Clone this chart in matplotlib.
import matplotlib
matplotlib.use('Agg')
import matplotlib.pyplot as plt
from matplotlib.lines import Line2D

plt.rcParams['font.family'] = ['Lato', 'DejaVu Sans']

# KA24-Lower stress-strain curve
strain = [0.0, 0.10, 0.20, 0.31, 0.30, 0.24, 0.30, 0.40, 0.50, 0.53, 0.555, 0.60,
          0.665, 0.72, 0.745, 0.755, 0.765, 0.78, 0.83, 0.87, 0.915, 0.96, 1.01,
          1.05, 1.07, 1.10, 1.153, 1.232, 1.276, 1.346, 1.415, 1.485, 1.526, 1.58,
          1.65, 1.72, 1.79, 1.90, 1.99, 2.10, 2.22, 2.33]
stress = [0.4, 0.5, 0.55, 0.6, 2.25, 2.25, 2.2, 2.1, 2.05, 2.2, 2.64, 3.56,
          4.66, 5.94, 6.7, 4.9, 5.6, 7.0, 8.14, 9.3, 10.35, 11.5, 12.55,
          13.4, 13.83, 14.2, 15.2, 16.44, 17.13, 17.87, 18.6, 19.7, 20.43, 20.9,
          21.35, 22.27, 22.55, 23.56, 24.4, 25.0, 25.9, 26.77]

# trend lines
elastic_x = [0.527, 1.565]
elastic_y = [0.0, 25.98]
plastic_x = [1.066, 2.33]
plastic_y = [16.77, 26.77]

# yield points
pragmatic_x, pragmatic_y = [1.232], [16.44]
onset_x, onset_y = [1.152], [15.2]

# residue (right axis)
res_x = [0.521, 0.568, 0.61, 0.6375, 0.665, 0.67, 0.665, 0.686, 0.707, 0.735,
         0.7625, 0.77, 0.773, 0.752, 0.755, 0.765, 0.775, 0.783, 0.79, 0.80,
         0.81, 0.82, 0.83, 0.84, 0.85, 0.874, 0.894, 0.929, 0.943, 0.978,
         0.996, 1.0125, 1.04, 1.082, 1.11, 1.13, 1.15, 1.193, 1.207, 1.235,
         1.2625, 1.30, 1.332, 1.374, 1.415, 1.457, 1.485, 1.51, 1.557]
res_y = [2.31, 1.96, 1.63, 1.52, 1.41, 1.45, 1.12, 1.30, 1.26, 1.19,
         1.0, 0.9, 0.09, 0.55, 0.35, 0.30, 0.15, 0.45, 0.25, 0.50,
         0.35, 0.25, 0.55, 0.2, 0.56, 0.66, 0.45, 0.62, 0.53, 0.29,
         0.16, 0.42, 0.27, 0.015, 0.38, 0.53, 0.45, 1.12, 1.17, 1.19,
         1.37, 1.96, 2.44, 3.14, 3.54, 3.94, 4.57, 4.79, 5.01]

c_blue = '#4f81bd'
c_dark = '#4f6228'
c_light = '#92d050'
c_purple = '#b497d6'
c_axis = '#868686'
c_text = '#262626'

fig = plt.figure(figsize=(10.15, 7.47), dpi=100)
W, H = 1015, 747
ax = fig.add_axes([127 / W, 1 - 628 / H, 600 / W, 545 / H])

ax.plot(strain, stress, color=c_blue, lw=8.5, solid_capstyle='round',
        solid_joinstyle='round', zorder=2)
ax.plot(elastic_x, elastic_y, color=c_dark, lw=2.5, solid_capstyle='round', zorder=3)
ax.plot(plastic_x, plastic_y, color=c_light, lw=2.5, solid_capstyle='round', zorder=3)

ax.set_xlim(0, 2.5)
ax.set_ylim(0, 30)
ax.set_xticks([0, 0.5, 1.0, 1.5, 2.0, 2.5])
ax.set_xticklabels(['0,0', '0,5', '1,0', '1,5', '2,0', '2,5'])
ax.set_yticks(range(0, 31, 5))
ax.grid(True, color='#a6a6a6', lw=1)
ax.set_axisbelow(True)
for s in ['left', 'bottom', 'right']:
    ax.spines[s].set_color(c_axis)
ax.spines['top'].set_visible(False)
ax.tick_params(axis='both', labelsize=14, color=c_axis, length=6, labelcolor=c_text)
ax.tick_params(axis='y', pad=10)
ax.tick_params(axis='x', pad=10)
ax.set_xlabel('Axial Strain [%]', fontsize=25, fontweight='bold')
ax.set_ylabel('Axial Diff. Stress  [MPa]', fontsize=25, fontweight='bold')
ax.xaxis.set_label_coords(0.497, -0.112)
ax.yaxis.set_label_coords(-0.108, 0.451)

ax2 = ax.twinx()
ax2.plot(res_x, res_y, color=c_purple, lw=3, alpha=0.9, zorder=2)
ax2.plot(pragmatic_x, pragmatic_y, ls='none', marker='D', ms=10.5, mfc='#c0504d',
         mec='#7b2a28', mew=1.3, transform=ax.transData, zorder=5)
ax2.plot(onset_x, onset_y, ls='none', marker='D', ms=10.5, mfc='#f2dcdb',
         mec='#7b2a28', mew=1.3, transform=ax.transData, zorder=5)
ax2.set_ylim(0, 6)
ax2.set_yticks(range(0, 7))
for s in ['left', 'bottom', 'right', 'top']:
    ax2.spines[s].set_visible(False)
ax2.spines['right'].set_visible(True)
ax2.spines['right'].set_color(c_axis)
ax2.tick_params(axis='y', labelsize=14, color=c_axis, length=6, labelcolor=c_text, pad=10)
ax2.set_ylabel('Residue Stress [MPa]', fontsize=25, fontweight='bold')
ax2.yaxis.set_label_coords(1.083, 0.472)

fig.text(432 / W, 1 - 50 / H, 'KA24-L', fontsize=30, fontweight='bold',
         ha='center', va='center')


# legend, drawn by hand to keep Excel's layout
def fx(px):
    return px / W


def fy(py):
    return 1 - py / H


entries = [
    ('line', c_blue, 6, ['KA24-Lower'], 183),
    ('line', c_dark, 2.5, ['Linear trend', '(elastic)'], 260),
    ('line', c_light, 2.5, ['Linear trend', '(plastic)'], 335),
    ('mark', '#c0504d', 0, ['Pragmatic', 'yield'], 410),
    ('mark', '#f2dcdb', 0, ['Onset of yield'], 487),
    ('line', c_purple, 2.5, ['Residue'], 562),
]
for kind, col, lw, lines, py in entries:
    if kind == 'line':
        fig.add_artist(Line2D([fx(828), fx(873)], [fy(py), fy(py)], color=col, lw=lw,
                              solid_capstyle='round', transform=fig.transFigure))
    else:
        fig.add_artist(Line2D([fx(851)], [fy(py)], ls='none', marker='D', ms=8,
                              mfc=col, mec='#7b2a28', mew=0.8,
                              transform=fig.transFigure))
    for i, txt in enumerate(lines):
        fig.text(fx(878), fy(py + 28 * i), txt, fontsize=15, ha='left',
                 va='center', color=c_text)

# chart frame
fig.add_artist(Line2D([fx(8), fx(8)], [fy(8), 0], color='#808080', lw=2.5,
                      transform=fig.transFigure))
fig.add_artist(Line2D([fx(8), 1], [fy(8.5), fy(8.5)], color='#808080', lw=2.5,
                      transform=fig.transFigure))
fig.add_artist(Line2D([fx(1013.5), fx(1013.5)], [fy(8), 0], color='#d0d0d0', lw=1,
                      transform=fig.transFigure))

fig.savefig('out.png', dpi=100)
•••
== Aim of the exercise ==
Retype all of the material, keeping each line exact.

== Exercise result ==
Clone this chart in matplotlib.
import matplotlib
matplotlib.use('Agg')
import matplotlib.pyplot as plt
from matplotlib.lines import Line2D

plt.rcParams['font.family'] = ['Lato', 'DejaVu Sans']

# KA24-Lower stress-strain curve
strain = [0.0, 0.10, 0.20, 0.31, 0.30, 0.24, 0.30, 0.40, 0.50, 0.53, 0.555, 0.60,
          0.665, 0.72, 0.745, 0.755, 0.765, 0.78, 0.83, 0.87, 0.915, 0.96, 1.01,
          1.05, 1.07, 1.10, 1.153, 1.232, 1.276, 1.346, 1.415, 1.485, 1.526, 1.58,
          1.65, 1.72, 1.79, 1.90, 1.99, 2.10, 2.22, 2.33]
stress = [0.4, 0.5, 0.55, 0.6, 2.25, 2.25, 2.2, 2.1, 2.05, 2.2, 2.64, 3.56,
          4.66, 5.94, 6.7, 4.9, 5.6, 7.0, 8.14, 9.3, 10.35, 11.5, 12.55,
          13.4, 13.83, 14.2, 15.2, 16.44, 17.13, 17.87, 18.6, 19.7, 20.43, 20.9,
          21.35, 22.27, 22.55, 23.56, 24.4, 25.0, 25.9, 26.77]

# trend lines
elastic_x = [0.527, 1.565]
elastic_y = [0.0, 25.98]
plastic_x = [1.066, 2.33]
plastic_y = [16.77, 26.77]

# yield points
pragmatic_x, pragmatic_y = [1.232], [16.44]
onset_x, onset_y = [1.152], [15.2]

# residue (right axis)
res_x = [0.521, 0.568, 0.61, 0.6375, 0.665, 0.67, 0.665, 0.686, 0.707, 0.735,
         0.7625, 0.77, 0.773, 0.752, 0.755, 0.765, 0.775, 0.783, 0.79, 0.80,
         0.81, 0.82, 0.83, 0.84, 0.85, 0.874, 0.894, 0.929, 0.943, 0.978,
         0.996, 1.0125, 1.04, 1.082, 1.11, 1.13, 1.15, 1.193, 1.207, 1.235,
         1.2625, 1.30, 1.332, 1.374, 1.415, 1.457, 1.485, 1.51, 1.557]
res_y = [2.31, 1.96, 1.63, 1.52, 1.41, 1.45, 1.12, 1.30, 1.26, 1.19,
         1.0, 0.9, 0.09, 0.55, 0.35, 0.30, 0.15, 0.45, 0.25, 0.50,
         0.35, 0.25, 0.55, 0.2, 0.56, 0.66, 0.45, 0.62, 0.53, 0.29,
         0.16, 0.42, 0.27, 0.015, 0.38, 0.53, 0.45, 1.12, 1.17, 1.19,
         1.37, 1.96, 2.44, 3.14, 3.54, 3.94, 4.57, 4.79, 5.01]

c_blue = '#4f81bd'
c_dark = '#4f6228'
c_light = '#92d050'
c_purple = '#b497d6'
c_axis = '#868686'
c_text = '#262626'

fig = plt.figure(figsize=(10.15, 7.47), dpi=100)
W, H = 1015, 747
ax = fig.add_axes([127 / W, 1 - 628 / H, 600 / W, 545 / H])

ax.plot(strain, stress, color=c_blue, lw=8.5, solid_capstyle='round',
        solid_joinstyle='round', zorder=2)
ax.plot(elastic_x, elastic_y, color=c_dark, lw=2.5, solid_capstyle='round', zorder=3)
ax.plot(plastic_x, plastic_y, color=c_light, lw=2.5, solid_capstyle='round', zorder=3)

ax.set_xlim(0, 2.5)
ax.set_ylim(0, 30)
ax.set_xticks([0, 0.5, 1.0, 1.5, 2.0, 2.5])
ax.set_xticklabels(['0,0', '0,5', '1,0', '1,5', '2,0', '2,5'])
ax.set_yticks(range(0, 31, 5))
ax.grid(True, color='#a6a6a6', lw=1)
ax.set_axisbelow(True)
for s in ['left', 'bottom', 'right']:
    ax.spines[s].set_color(c_axis)
ax.spines['top'].set_visible(False)
ax.tick_params(axis='both', labelsize=14, color=c_axis, length=6, labelcolor=c_text)
ax.tick_params(axis='y', pad=10)
ax.tick_params(axis='x', pad=10)
ax.set_xlabel('Axial Strain [%]', fontsize=25, fontweight='bold')
ax.set_ylabel('Axial Diff. Stress  [MPa]', fontsize=25, fontweight='bold')
ax.xaxis.set_label_coords(0.497, -0.112)
ax.yaxis.set_label_coords(-0.108, 0.451)

ax2 = ax.twinx()
ax2.plot(res_x, res_y, color=c_purple, lw=3, alpha=0.9, zorder=2)
ax2.plot(pragmatic_x, pragmatic_y, ls='none', marker='D', ms=10.5, mfc='#c0504d',
         mec='#7b2a28', mew=1.3, transform=ax.transData, zorder=5)
ax2.plot(onset_x, onset_y, ls='none', marker='D', ms=10.5, mfc='#f2dcdb',
         mec='#7b2a28', mew=1.3, transform=ax.transData, zorder=5)
ax2.set_ylim(0, 6)
ax2.set_yticks(range(0, 7))
for s in ['left', 'bottom', 'right', 'top']:
    ax2.spines[s].set_visible(False)
ax2.spines['right'].set_visible(True)
ax2.spines['right'].set_color(c_axis)
ax2.tick_params(axis='y', labelsize=14, color=c_axis, length=6, labelcolor=c_text, pad=10)
ax2.set_ylabel('Residue Stress [MPa]', fontsize=25, fontweight='bold')
ax2.yaxis.set_label_coords(1.083, 0.472)

fig.text(432 / W, 1 - 50 / H, 'KA24-L', fontsize=30, fontweight='bold',
         ha='center', va='center')


# legend, drawn by hand to keep Excel's layout
def fx(px):
    return px / W


def fy(py):
    return 1 - py / H


entries = [
    ('line', c_blue, 6, ['KA24-Lower'], 183),
    ('line', c_dark, 2.5, ['Linear trend', '(elastic)'], 260),
    ('line', c_light, 2.5, ['Linear trend', '(plastic)'], 335),
    ('mark', '#c0504d', 0, ['Pragmatic', 'yield'], 410),
    ('mark', '#f2dcdb', 0, ['Onset of yield'], 487),
    ('line', c_purple, 2.5, ['Residue'], 562),
]
for kind, col, lw, lines, py in entries:
    if kind == 'line':
        fig.add_artist(Line2D([fx(828), fx(873)], [fy(py), fy(py)], color=col, lw=lw,
                              solid_capstyle='round', transform=fig.transFigure))
    else:
        fig.add_artist(Line2D([fx(851)], [fy(py)], ls='none', marker='D', ms=8,
                              mfc=col, mec='#7b2a28', mew=0.8,
                              transform=fig.transFigure))
    for i, txt in enumerate(lines):
        fig.text(fx(878), fy(py + 28 * i), txt, fontsize=15, ha='left',
                 va='center', color=c_text)

# chart frame
fig.add_artist(Line2D([fx(8), fx(8)], [fy(8), 0], color='#808080', lw=2.5,
                      transform=fig.transFigure))
fig.add_artist(Line2D([fx(8), 1], [fy(8.5), fy(8.5)], color='#808080', lw=2.5,
                      transform=fig.transFigure))
fig.add_artist(Line2D([fx(1013.5), fx(1013.5)], [fy(8), 0], color='#d0d0d0', lw=1,
                      transform=fig.transFigure))

fig.savefig('out.png', dpi=100)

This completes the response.